> **What is expected**:
What is the number of lines in the data that hold the string "this"? Reply with that number only.

Rows from a dataset of charts and code:
───

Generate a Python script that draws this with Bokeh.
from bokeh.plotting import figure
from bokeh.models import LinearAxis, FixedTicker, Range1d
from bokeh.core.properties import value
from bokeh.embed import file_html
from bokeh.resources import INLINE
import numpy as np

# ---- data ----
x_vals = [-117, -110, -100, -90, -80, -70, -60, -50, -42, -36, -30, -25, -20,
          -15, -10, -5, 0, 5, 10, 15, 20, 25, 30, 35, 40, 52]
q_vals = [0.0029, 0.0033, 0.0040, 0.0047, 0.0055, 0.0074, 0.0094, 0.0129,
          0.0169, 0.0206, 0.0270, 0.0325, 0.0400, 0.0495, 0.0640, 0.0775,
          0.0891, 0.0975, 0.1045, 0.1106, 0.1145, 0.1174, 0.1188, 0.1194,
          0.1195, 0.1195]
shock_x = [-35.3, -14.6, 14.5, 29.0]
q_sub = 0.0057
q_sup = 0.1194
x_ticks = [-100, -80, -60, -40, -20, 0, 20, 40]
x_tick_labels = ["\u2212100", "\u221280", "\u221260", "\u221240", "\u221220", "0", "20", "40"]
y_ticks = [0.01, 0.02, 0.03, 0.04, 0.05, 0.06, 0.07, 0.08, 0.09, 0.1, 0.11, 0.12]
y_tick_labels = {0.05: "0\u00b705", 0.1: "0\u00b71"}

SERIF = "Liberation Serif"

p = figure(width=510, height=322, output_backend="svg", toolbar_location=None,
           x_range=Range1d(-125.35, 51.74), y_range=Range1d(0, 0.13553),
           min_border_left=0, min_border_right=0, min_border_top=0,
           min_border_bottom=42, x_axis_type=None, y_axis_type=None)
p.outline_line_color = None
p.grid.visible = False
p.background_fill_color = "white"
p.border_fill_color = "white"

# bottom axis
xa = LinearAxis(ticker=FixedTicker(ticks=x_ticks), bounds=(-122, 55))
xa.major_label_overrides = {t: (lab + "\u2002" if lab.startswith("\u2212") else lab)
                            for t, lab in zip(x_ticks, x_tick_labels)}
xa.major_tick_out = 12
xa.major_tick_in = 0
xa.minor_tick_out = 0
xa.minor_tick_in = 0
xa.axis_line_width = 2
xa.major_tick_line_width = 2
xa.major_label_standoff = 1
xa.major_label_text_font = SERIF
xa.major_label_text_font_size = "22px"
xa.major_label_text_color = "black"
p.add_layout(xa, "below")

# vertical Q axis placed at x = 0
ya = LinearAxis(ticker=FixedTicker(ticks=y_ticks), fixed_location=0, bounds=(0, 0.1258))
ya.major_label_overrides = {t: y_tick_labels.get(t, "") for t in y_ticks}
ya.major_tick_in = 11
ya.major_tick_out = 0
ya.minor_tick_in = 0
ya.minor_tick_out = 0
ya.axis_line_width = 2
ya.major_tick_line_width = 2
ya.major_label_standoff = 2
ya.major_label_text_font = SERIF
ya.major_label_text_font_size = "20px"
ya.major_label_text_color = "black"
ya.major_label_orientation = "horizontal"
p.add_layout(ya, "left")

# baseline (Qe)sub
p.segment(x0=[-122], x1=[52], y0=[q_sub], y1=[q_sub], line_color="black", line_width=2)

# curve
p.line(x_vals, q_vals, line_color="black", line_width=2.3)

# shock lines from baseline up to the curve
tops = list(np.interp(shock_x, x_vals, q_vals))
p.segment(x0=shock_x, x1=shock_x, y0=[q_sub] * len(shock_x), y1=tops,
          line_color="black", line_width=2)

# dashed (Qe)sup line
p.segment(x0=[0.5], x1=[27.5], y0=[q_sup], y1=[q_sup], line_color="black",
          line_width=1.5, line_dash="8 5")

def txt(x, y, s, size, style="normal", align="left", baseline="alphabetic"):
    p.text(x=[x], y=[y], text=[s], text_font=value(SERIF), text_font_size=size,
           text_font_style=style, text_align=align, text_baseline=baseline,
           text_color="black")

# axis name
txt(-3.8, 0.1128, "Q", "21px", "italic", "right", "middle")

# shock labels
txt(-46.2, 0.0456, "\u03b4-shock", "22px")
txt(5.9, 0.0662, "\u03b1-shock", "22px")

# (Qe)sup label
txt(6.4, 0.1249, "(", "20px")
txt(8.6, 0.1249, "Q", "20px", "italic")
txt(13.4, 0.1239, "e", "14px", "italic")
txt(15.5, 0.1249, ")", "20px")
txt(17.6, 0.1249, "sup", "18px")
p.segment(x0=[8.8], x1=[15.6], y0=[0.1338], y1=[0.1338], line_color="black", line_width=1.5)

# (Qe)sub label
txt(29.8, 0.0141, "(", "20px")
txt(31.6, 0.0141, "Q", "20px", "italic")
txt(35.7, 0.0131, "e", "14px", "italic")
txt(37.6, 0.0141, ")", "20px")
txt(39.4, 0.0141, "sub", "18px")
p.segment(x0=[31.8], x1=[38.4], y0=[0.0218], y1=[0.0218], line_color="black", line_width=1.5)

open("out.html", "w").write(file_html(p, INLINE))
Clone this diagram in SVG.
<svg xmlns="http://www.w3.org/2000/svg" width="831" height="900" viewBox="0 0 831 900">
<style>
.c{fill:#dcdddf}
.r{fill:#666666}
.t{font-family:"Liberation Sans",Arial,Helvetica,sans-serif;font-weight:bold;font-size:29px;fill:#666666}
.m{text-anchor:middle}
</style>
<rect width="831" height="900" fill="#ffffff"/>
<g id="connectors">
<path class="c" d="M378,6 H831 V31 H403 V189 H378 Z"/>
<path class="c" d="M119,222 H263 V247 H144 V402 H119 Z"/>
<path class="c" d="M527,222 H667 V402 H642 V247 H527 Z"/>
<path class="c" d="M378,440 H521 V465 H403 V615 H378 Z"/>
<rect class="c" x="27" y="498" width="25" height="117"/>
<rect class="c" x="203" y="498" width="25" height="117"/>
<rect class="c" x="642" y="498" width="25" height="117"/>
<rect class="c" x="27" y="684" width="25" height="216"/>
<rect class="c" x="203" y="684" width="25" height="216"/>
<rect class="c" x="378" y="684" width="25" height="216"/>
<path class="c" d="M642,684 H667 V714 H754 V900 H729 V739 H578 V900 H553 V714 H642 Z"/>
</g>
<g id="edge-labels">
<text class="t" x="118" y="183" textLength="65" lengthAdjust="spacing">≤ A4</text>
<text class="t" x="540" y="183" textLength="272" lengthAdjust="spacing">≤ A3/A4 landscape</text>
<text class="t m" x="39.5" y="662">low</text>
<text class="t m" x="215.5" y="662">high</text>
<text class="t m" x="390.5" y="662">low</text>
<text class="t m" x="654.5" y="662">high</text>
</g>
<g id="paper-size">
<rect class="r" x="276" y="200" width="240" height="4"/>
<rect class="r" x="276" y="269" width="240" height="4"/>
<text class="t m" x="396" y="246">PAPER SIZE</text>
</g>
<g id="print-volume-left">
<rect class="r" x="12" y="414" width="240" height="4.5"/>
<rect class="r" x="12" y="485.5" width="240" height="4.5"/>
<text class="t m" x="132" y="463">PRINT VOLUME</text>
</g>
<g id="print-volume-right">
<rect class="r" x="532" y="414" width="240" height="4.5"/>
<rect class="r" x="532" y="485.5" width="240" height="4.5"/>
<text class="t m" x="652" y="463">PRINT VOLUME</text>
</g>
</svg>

───

> **Reply to the exercise**:
2